(Work to do): Shown below is a listing with pictures; reproduce exactly, and only, the lines between the ones containing "Convert this chart to matplotlib code." and "plt.rcParams['font.family'] = ['Liberation", inclusive, leaving the pictures out.

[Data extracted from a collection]

◆ ◆ ◆

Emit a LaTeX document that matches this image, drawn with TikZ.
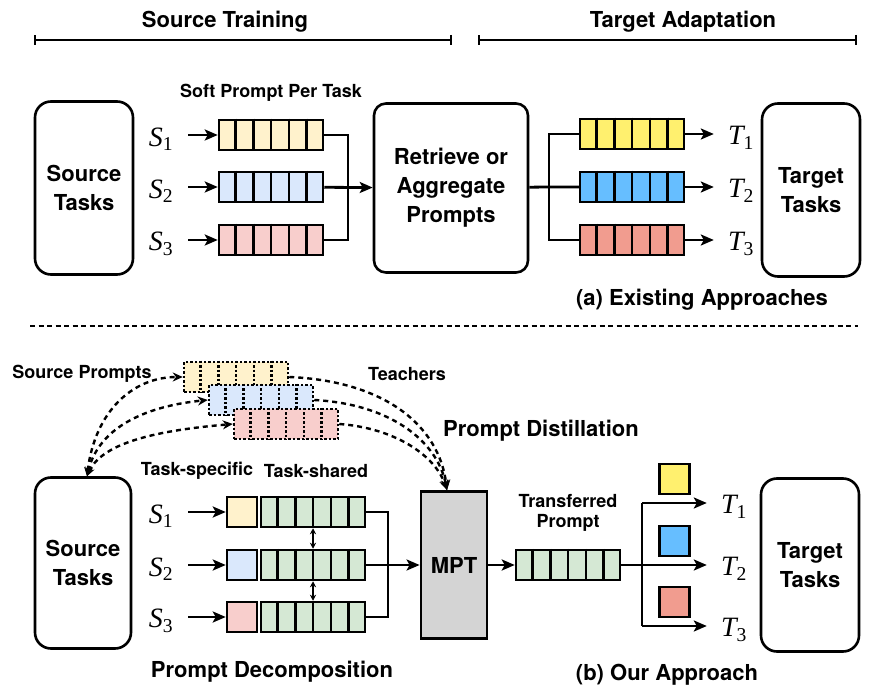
\documentclass[tikz,border=0pt]{standalone}
\usepackage{fontspec}
\setmainfont{TeX Gyre Heros}
\newfontfamily\varfont{Liberation Serif}
\usetikzlibrary{arrows.meta, calc}

\definecolor{softY}{HTML}{FFF2CC}
\definecolor{softB}{HTML}{DAE8FC}
\definecolor{softR}{HTML}{F8CECC}
\definecolor{shared}{HTML}{D5E8D4}
\definecolor{tgtY}{HTML}{FFF06E}
\definecolor{tgtB}{HTML}{66BEFF}
\definecolor{tgtR}{HTML}{F19C8F}
\definecolor{mptGray}{HTML}{D4D4D4}

\begin{document}
\begin{tikzpicture}[x=1pt, y=-1pt,
  task/.style={draw, line width=2.6pt, rounded corners=16pt, align=center, inner sep=0pt, font=\fontsize{22}{29}\selectfont\bfseries},
  title/.style={font=\fontsize{22}{26}\selectfont\bfseries},
  note/.style={font=\fontsize{18}{20}\selectfont\bfseries, align=center},
  var/.style={font=\varfont\fontsize{28}{30}\selectfont\itshape, minimum width=54pt, inner sep=0pt},
  strip/.style={draw, line width=2.5pt, minimum width=104pt, minimum height=30pt, inner sep=0pt},
  dstrip/.style={strip, dash pattern=on 2.5pt off 2pt},
  cell/.style={draw, line width=2.5pt, minimum width=30pt, minimum height=30pt, inner sep=0pt},
  wire/.style={line width=2.8pt},
  arr/.style={wire, -{Stealth[length=13pt,width=11pt,inset=3pt]}},
  dbl/.style={line width=1.5pt, {Stealth[length=6pt,width=6pt]}-{Stealth[length=6pt,width=6pt]}},
  dcurve/.style={line width=2.4pt, dash pattern=on 5pt off 4pt},
  span/.style={line width=2pt, {Bar[width=10pt]}-{Bar[width=10pt]}}]
\useasboundingbox (0,0) rectangle (878,700);

% Stage headings
\node[title] (hdSrc) at (225,22) {Source Training};
\node[title] (hdTgt) at (683,22) {Target Adaptation};
\draw[span] (34,40) -- (452,40);
\draw[span] (478,40) -- (857,40);

% (a) Existing approaches
\node[task, minimum width=98pt, minimum height=173pt] (srcA) at (84,188) {Source\\Tasks};
\node[note] (softLbl) at (271,93) {Soft Prompt Per Task};
\foreach \k/\y/\c in {1/135/softY, 2/187/softB, 3/240/softR} {
    \node[var] (sA\k) at (161,\y+4) {S\textsubscript{\upshape\k}};
    \node[strip, fill=\c] (pA\k) at (271,\y) {};
    \foreach \i in {1,...,5}
        \draw[line width=2.5pt] ($(pA\k.north west)!\i/6!(pA\k.north east)$) -- ($(pA\k.south west)!\i/6!(pA\k.south east)$);
    \draw[arr] (pA\k -| sA\k.east) -- (pA\k);
}
\node[task, minimum width=154pt, minimum height=169pt, rounded corners=12pt] (retr) at (451,188) {Retrieve or\\Aggregate\\Prompts};
\coordinate (jA) at (348,187);
\draw[wire] (pA1.east) -| (jA) |- (pA3.east);
\draw[arr] (pA2) -- (retr);
\foreach \k/\y/\c in {1/134/tgtY, 2/187/tgtB, 3/240/tgtR} {
    \node[strip, fill=\c] (qA\k) at (632,\y) {};
    \foreach \i in {1,...,5}
        \draw[line width=2.5pt] ($(qA\k.north west)!\i/6!(qA\k.north east)$) -- ($(qA\k.south west)!\i/6!(qA\k.south east)$);
    \node[var] (tA\k) at (741,\y+4) {T\textsubscript{\upshape\k}};
    \draw[arr] (qA\k) -- (qA\k -| tA\k.west);
}
\coordinate (jB) at (549,187);
\draw[wire] (retr) -- (jB) -- (qA2);
\draw[wire] (qA1.west) -| (jB) |- (qA3.west);
\node[task, minimum width=98pt, minimum height=173pt] (tgtA) at (811,190) {Target\\Tasks};
\node[title] (capA) at (702,300) {(a) Existing Approaches};

\draw[line width=2.4pt, dash pattern=on 5pt off 3.5pt] (30,326) -- (858,326);

% (b) Our approach
\node[note] (srcPLbl) at (82,374) {Source Prompts};
\node[note] (teachLbl) at (407,374) {Teachers};
\foreach \k/\x/\y/\c in {1/236/377/softY, 2/261/400/softB, 3/286/424/softR} {
    \node[dstrip, fill=\c] (dp\k) at (\x,\y) {};
    \foreach \i in {1,...,5}
        \draw[line width=2.5pt, dash pattern=on 2.5pt off 2pt] ($(dp\k.north west)!\i/6!(dp\k.north east)$) -- ($(dp\k.south west)!\i/6!(dp\k.south east)$);
}
\node[title] (distLbl) at (541,431) {Prompt Distillation};
\node[task, minimum width=96pt, minimum height=171pt] (srcB) at (83,563) {Source\\Tasks};
\node[note] (specLbl) at (197,471) {Task-specific};
\node[note] (sharLbl) at (316,471) {Task-shared};
\foreach \k/\y/\c in {1/512/softY, 2/565/softB, 3/617/softR} {
    \node[var] (sB\k) at (161,\y+4) {S\textsubscript{\upshape\k}};
    \node[cell, fill=\c] (ts\k) at (242,\y) {};
    \node[strip, fill=shared] (sh\k) at (313,\y) {};
    \foreach \i in {1,...,5}
        \draw[line width=2.5pt] ($(sh\k.north west)!\i/6!(sh\k.north east)$) -- ($(sh\k.south west)!\i/6!(sh\k.south east)$);
    \draw[arr] (ts\k -| sB\k.east) -- (ts\k);
}
\draw[dbl] (sh1) -- (sh2);
\draw[dbl] (sh2) -- (sh3);
\node[draw, fill=mptGray, line width=2.8pt, minimum width=66pt, minimum height=147pt, title] (mpt) at (454,565) {MPT};
\coordinate (jC) at (388,565);
\draw[wire] (sh1.east) -| (jC) |- (sh3.east);
\draw[arr] (sh2) -- (mpt);

% distillation curves
\draw[dcurve, {Stealth[length=9pt,width=8pt]}-{Stealth[length=10pt,width=9pt]}] ([xshift=4pt]srcB.north) .. controls +(8,-65) and +(-50,0) .. (dp1.west);
\draw[dcurve, {Stealth[length=9pt,width=8pt]}-{Stealth[length=10pt,width=9pt]}] ([xshift=4pt]srcB.north) .. controls +(12,-50) and +(-60,6) .. (dp2.west);
\draw[dcurve, {Stealth[length=9pt,width=8pt]}-{Stealth[length=10pt,width=9pt]}] ([xshift=4pt]srcB.north) .. controls +(16,-35) and +(-70,6) .. (dp3.west);
\draw[dcurve, -{Stealth[length=10pt,width=9pt]}] (dp1.east) .. controls +(95,4) and +(-8,-65) .. ([xshift=-7pt]mpt.north);
\draw[dcurve, -{Stealth[length=10pt,width=9pt]}] (dp2.east) .. controls +(75,4) and +(-10,-50) .. ([xshift=-7pt]mpt.north);
\draw[dcurve, -{Stealth[length=10pt,width=9pt]}] (dp3.east) .. controls +(55,4) and +(-12,-35) .. ([xshift=-7pt]mpt.north);

\node[strip, fill=shared] (tp) at (568,565) {};
\foreach \i in {1,...,5}
    \draw[line width=2.5pt] ($(tp.north west)!\i/6!(tp.north east)$) -- ($(tp.south west)!\i/6!(tp.south east)$);
\node[note] (tpLbl) at (568,513) {Transferred\\Prompt};
\draw[arr] (mpt) -- (tp);
\foreach \k/\y/\c in {1/503/tgtY, 2/565/tgtB, 3/626/tgtR} {
    \coordinate (bB\k) at (642,\y);
    \node[cell, fill=\c] (sq\k) at (674.5,\y-24) {};
    \node[var] (tB\k) at (734,\y+4) {T\textsubscript{\upshape\k}};
    \draw[arr] (bB\k) -- (bB\k -| tB\k.west);
}
\draw[wire] (tp) -- (bB2);
\draw[wire] (bB1) -- (bB3);
\node[task, minimum width=98pt, minimum height=173pt] (tgtB) at (810,565) {Target\\Tasks};
\node[title] (decLbl) at (272,672) {Prompt Decomposition};
\node[title] (capB) at (667,675) {(b) Our Approach};

\end{tikzpicture}
\end{document}
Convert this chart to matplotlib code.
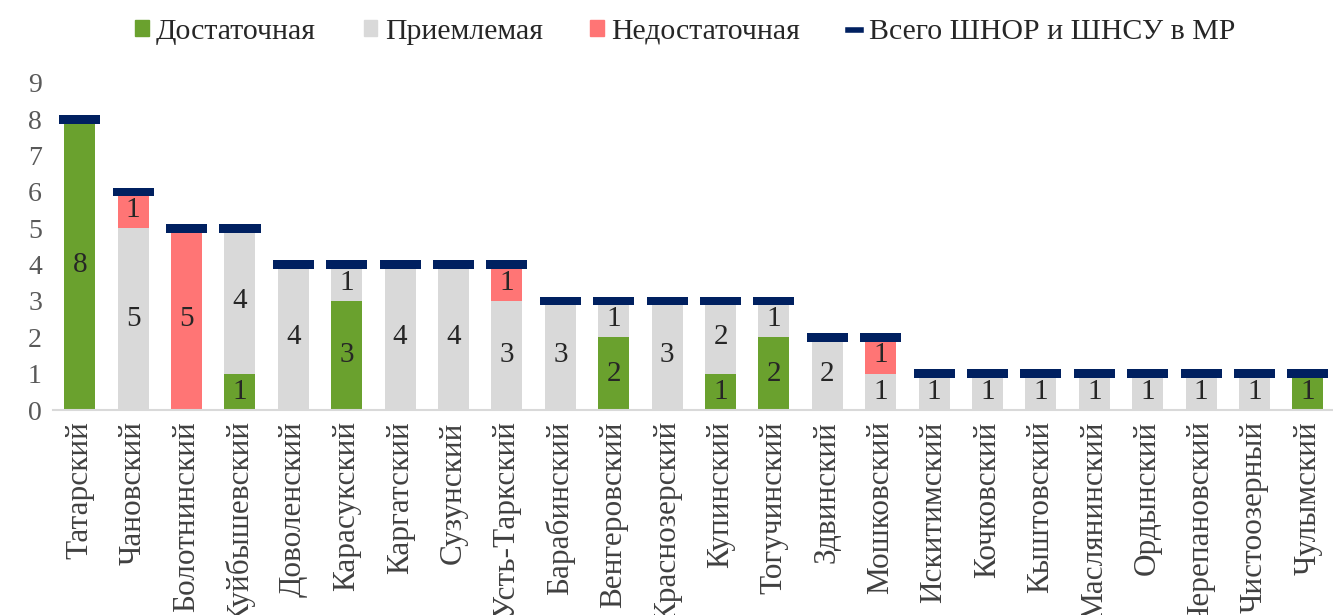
import matplotlib
matplotlib.use("Agg")
import matplotlib.pyplot as plt
from matplotlib.patches import Patch
from matplotlib.lines import Line2D
import numpy as np

plt.rcParams['font.family'] = ['Liberation Serif', 'DejaVu Serif']

districts = ["Татарский", "Чановский", "Болотнинский", "Куйбышевский", "Доволенский",
             "Карасукский", "Каргатский", "Сузунский", "Усть-Таркский", "Барабинский",
             "Венгеровский", "Краснозерский", "Купинский", "Тогучинский", "Здвинский",
             "Мошковский", "Искитимский", "Кочковский", "Кыштовский", "Маслянинский",
             "Ордынский", "Черепановский", "Чистоозерный", "Чулымский"]
sufficient   = [8, 0, 0, 1, 0, 3, 0, 0, 0, 0, 2, 0, 1, 2, 0, 0, 0, 0, 0, 0, 0, 0, 0, 1]
acceptable   = [0, 5, 0, 4, 4, 1, 4, 4, 3, 3, 1, 3, 2, 1, 2, 1, 1, 1, 1, 1, 1, 1, 1, 0]
insufficient = [0, 1, 5, 0, 0, 0, 0, 0, 1, 0, 0, 0, 0, 0, 0, 1, 0, 0, 0, 0, 0, 0, 0, 0]
totals       = [8, 6, 5, 5, 4, 4, 4, 4, 4, 3, 3, 3, 3, 3, 2, 2, 1, 1, 1, 1, 1, 1, 1, 1]

c_green = "#6AA12E"
c_gray = "#D9D9D9"
c_red = "#FF7575"
c_navy = "#002060"

fig = plt.figure(figsize=(13.33, 6.15), dpi=100)
ax = fig.add_axes([0.0398, 0.3333, 0.9602, 0.532])

x = np.arange(len(districts))
s = np.array(sufficient, float)
a = np.array(acceptable, float)
r = np.array(insufficient, float)
t = np.array(totals, float)
w = 0.58

ax.bar(x, s, w, color=c_green, zorder=2)
ax.bar(x, a, w, bottom=s, color=c_gray, zorder=2)
ax.bar(x, r, w, bottom=s + a, color=c_red, zorder=2)
ax.bar(x, 0.24, 0.77, bottom=t - 0.12, color=c_navy, zorder=3)

for vals, bottoms in [(s, np.zeros_like(s)), (a, s), (r, s + a)]:
    for xi, v, b in zip(x, vals, bottoms):
        if v > 0:
            ax.text(xi, b + v / 2, f"{int(v)}", ha='center', va='center',
                    fontsize=21, color='#262626', zorder=4)

ax.set_xlim(-0.5, 23.47)
ax.set_ylim(0, 9)
ax.set_yticks(range(10))
ax.tick_params(axis='y', length=0, labelsize=20, labelcolor='#595959', pad=8)
ax.set_xticks(x)
ax.set_xticklabels(districts, rotation=90, fontsize=22.5, color='#404040', va='top')
ax.tick_params(axis='x', length=0, pad=8)
for sp in ['top', 'right', 'left']:
    ax.spines[sp].set_visible(False)
ax.spines['bottom'].set_color('#D9D9D9')
ax.spines['bottom'].set_linewidth(1.5)

handles = [Patch(color=c_green), Patch(color=c_gray), Patch(color=c_red),
           Line2D([], [], color=c_navy, lw=4)]
labels = ["Достаточная", "Приемлемая", "Недостаточная", "Всего ШНОР и ШНСУ в МР"]
fig.legend(handles, labels, loc='center', bbox_to_anchor=(0.514, 0.948), ncol=4,
           frameon=False, fontsize=21.5, handlelength=0.45, handleheight=0.45,
           handletextpad=0.25, columnspacing=1.6, labelcolor='#262626')

fig.savefig("out.png", dpi=100)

◆ ◆ ◆

(Result of this exercise):
Convert this chart to matplotlib code.
import matplotlib
matplotlib.use("Agg")
import matplotlib.pyplot as plt
from matplotlib.patches import Patch
from matplotlib.lines import Line2D
import numpy as np

plt.rcParams['font.family'] = ['Liberation Serif', 'DejaVu Serif']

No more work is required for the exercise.